A new Bureau of Land Management travel plan for more than 300,000 acres of public land in southeast Utah prioritizes conservation and protects wildlife habitat and cultural resources. The plan, which is supported by local officials and the boating community, closes around 400 miles of dirt roads in the planning area, leaving over 800 miles available to off-roaders.
The plan seeks to balance recreation and conservation in a much-visited area that has seen a surge in off-road vehicle use in recent years, according to High Country News. The land included in the plan surrounds popular destinations like Labyrinth Canyon, a 49-mile segment of the Green River that is federally protected under the Wild and Scenic Rivers Act.
The Labyrinth Rims/Gemini Bridges area travel management plan is one of 11 travel management plans covering more than 6 million acres of public land in Utah the BLM must complete by 2025 due to a lawsuit brought by environmental groups over plans completed during the George W. Bush administration. The Labyrinth Rims/Gemini Bridges plan is the third of these plans. One hundred percent of the land within the Bush-era Labyrinth Rims/Gemini Bridges plan was within two miles of an off-road vehicle route, while 94 percent were within a half-mile of one, according to the Southern Utah Wilderness Alliance, which was involved in the lawsuit.
Farewell to conservation champion Dianne Feinstein
U.S. Senator Dianne Feinstein died at age 90 last week. Feinstein helped protect millions of acres of California public land. She led efforts to elevate Death Valley and Joshua Tree to national park status and create Mojave National Preserve, areas that are home to bighorn sheep and desert tortoises as well as petroglyphs.

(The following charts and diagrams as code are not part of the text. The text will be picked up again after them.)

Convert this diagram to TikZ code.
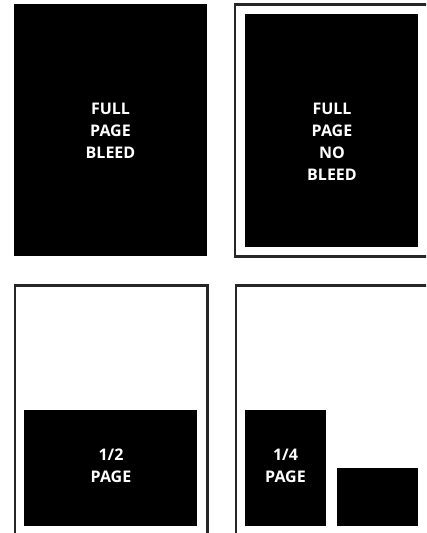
\documentclass[tikz,border=0pt]{standalone}
\usepackage{fontspec}
\setmainfont{Open Sans}
\usetikzlibrary{positioning}
\tikzset{
  lap/.style={fill=black},
  keret/.style={draw=black!85,line width=1.6pt},
  felirat/.style={text=white,font=\bfseries\fontsize{12}{16.5}\selectfont,align=center,inner sep=0pt},
}
\begin{document}
\begin{tikzpicture}[x=0.75pt,y=-0.75pt]
  \useasboundingbox (0,0) rectangle (426,533);
  \clip (0,0) rectangle (426,533);
  % teljes oldal, kifutóval
  \fill[lap] (14,4) rectangle (207,256);
  \node[felirat,anchor=north] (fpb) at (110.5,103) {FULL\\PAGE\\BLEED};
  % teljes oldal, kifutó nélkül
  \draw[keret] (235,4.5) rectangle (440,256.5);
  \fill[lap] (245,14) rectangle (418,247);
  \node[felirat,anchor=north] (fpnb) at (332,103) {FULL\\PAGE\\NO\\BLEED};
  % fél oldal
  \draw[keret] (15,285.5) rectangle (207.5,560);
  \fill[lap] (24,410) rectangle (197,526);
  \node[felirat,anchor=north] (fel) at (111,449) {1/2\\PAGE};
  % negyed oldal
  \draw[keret] (236,285.5) rectangle (440,560);
  \fill[lap] (245,410) rectangle (326,526);
  \fill[lap] (337,468) rectangle (418,526);
  \node[felirat,anchor=north] (negyed) at (285.5,449) {1/4\\PAGE};
\end{tikzpicture}
\end{document}
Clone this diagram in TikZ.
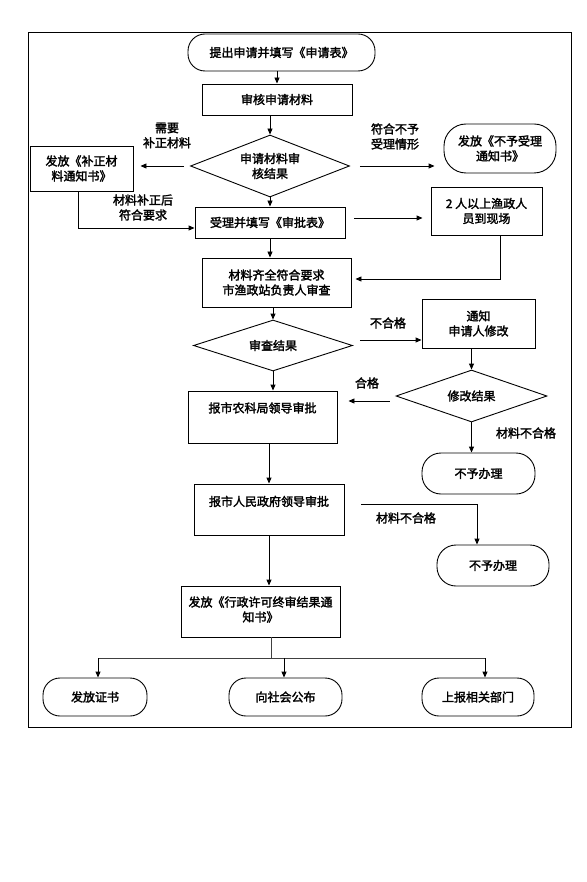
\documentclass[tikz,border=0pt]{standalone}
\usepackage{fontspec}
\setmainfont{Noto Sans CJK SC}[BoldFont={Noto Sans CJK SC}, BoldFeatures={FakeBold=2.2}]
\usepackage{tikz}
\usetikzlibrary{shapes.geometric,arrows.meta}

\begin{document}
\begin{tikzpicture}[x=1pt, y=-1pt,
    font=\fontsize{12}{15}\selectfont\bfseries,
    every node/.style={align=center, inner sep=2pt},
    box/.style={draw, line width=0.9pt, rectangle},
    term/.style={draw, line width=0.9pt, rectangle, rounded corners=17pt},
    pan/.style={draw, line width=0.9pt, diamond, aspect=3, inner sep=0pt},
    arr/.style={line width=0.9pt, -{Triangle[length=6pt,width=5pt]}},
    lin/.style={line width=0.9pt, black!75}]
    \useasboundingbox (0,0) rectangle (586,882);
    \draw[line width=0.9pt] (28,32) rectangle (571,727);

    % 受理
    \node[term, minimum width=187pt, minimum height=37pt] (start) at (281.5,52.5) {提出申请并填写《申请表》};
    \node[box, minimum width=150pt, minimum height=31pt] (shenhe) at (277,99.5) {审核申请材料};
    \node[pan, minimum width=159pt, minimum height=62pt] (jieguo) at (270,166) {申请材料审\\核结果};
    \node[box, minimum width=103pt, minimum height=45pt] (buzheng) at (81.5,168.5) {发放《补正材\\料通知书》};
    \node[term, minimum width=112pt, minimum height=49pt, rounded corners=22pt] (bushouli) at (500,148.5) {发放《不予受理\\通知书》};
    \node[box, minimum width=150pt, minimum height=31pt] (shouli) at (270,222.5) {受理并填写《审批表》};
    \node[box, minimum width=111pt, minimum height=48pt] (xianchang) at (486.5,211) {2 人以上渔政人\\员到现场};

    \draw[arr] (start.south -| shenhe.north) -- (shenhe.north);
    \draw[arr] (shenhe.south -| jieguo.north) -- (jieguo.north);
    \draw[arr, shorten <=6pt, shorten >=7pt] (jieguo.west) -- (buzheng.east |- jieguo.west);
    \draw[arr, shorten <=10pt, shorten >=9pt] (jieguo.east) -- (bushouli.west |- jieguo.east);
    \draw[arr] (jieguo.south) -- (shouli.north);
    \draw[arr] ([xshift=-3.5pt]buzheng.south) |- ([yshift=-5.5pt]shouli.west);
    \draw[arr, shorten <=9pt, shorten >=8pt] ([yshift=4.5pt]shouli.east) -- ([yshift=4.5pt]shouli.east -| xianchang.west);

    \node (xuyao) at (167,135.5) {需要\\补正材料};
    \node (qingxing) at (395,136.5) {符合不予\\受理情形};
    \node (fuhe) at (143,207.5) {材料补正后\\符合要求};

    % 审查
    \node[box, minimum width=149pt, minimum height=49pt] (shencha) at (276.5,282.5) {材料齐全符合要求\\市渔政站负责人审查};
    \node[pan, minimum width=159pt, minimum height=51pt] (jieguo2) at (273,345.5) {审查结果};
    \node[box, minimum width=113pt, minimum height=49pt] (tongzhi) at (478.5,323.5) {通知\\申请人修改};
    \node[pan, minimum width=151pt, minimum height=52pt] (xiugai) at (471.5,396) {修改结果};
    \node[term, minimum width=113pt, minimum height=41pt, rounded corners=19pt] (buyu1) at (478.5,473.5) {不予办理};

    \draw[arr] (shouli.south) -- (shouli.south |- shencha.north);
    \draw[arr, shorten >=4pt] ([xshift=13.5pt]xianchang.south) |- ([yshift=3.5pt]shencha.east);
    \draw[arr] (shencha.south -| jieguo2.north) -- (jieguo2.north);
    \draw[arr, shorten <=7pt] ([yshift=5.5pt]jieguo2.east) -- ([yshift=5.5pt]jieguo2.east -| tongzhi.west);
    \draw[arr] (tongzhi.south -| xiugai.north) -- (xiugai.north);
    \draw[arr] (xiugai.south) -- (xiugai.south |- buyu1.north);

    \node (buhege) at (388,323) {不合格};
    \node (hege) at (367,383) {合格};
    \node (buhege2) at (526,433) {材料不合格};

    % 审批
    \node[box, minimum width=149pt, minimum height=52pt, text height=10pt, text depth=19pt] (nongke) at (262.5,417) {报市农科局领导审批};
    \node[box, minimum width=150pt, minimum height=51pt, text height=10pt, text depth=17pt] (zhengfu) at (269,509.5) {报市人民政府领导审批};
    \node[term, minimum width=112pt, minimum height=41pt, rounded corners=19pt] (buyu2) at (493,565.5) {不予办理};
    \node[box, minimum width=159pt, minimum height=51pt, text depth=5pt] (zhongshen) at (260.5,611.5) {发放《行政许可终审结果通\\知书》};

    \draw[arr, shorten <=6pt, shorten >=11pt] ([yshift=-5pt]xiugai.west) -- ([yshift=-5pt]xiugai.west -| nongke.east);
    \draw[arr] (jieguo2.south) -- (jieguo2.south |- nongke.north);
    \draw[arr] (zhengfu.north |- nongke.south) -- (zhengfu.north);
    \draw[arr, shorten <=17pt] ([yshift=5.5pt]zhengfu.east) -| ([xshift=-16pt]buyu2.north);
    \draw[arr] (zhengfu.south) -- (zhengfu.south |- zhongshen.north);

    \node (buhege3) at (406,518) {材料不合格};

    % 结果
    \node[term, minimum width=104pt, minimum height=38pt] (fazheng) at (95,697) {发放证书};
    \node[term, minimum width=113pt, minimum height=38pt] (gongbu) at (285.5,697) {向社会公布};
    \node[term, minimum width=112pt, minimum height=38pt] (shangbao) at (478,697) {上报相关部门};
    \coordinate (fen) at (271,658);

    \draw[lin] (zhongshen.south -| fen) -- (fen);
    \draw[lin] ([xshift=3pt]fazheng.north |- fen) -- ([xshift=7pt]shangbao.north |- fen);
    \draw[arr] ([xshift=3pt]fazheng.north |- fen) -- ([xshift=3pt]fazheng.north);
    \draw[arr] ([xshift=-1.5pt]gongbu.north |- fen) -- ([xshift=-1.5pt]gongbu.north);
    \draw[arr] ([xshift=7pt]shangbao.north |- fen) -- ([xshift=7pt]shangbao.north);
\end{tikzpicture}
\end{document}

“Dianne Feinstein was one of America’s great conservation champions,” said Center for Western Priorities Executive Director Jennifer Rokala. “She knew that conservation victories were the result of hard work and years of negotiation—getting stakeholders who might not see eye-to-eye around a table for dozens or even hundreds of hours to hammer out an agreement. That kind of commitment and work ethic should serve as a model for everyone who cares about protecting America’s natural treasures for future generations.”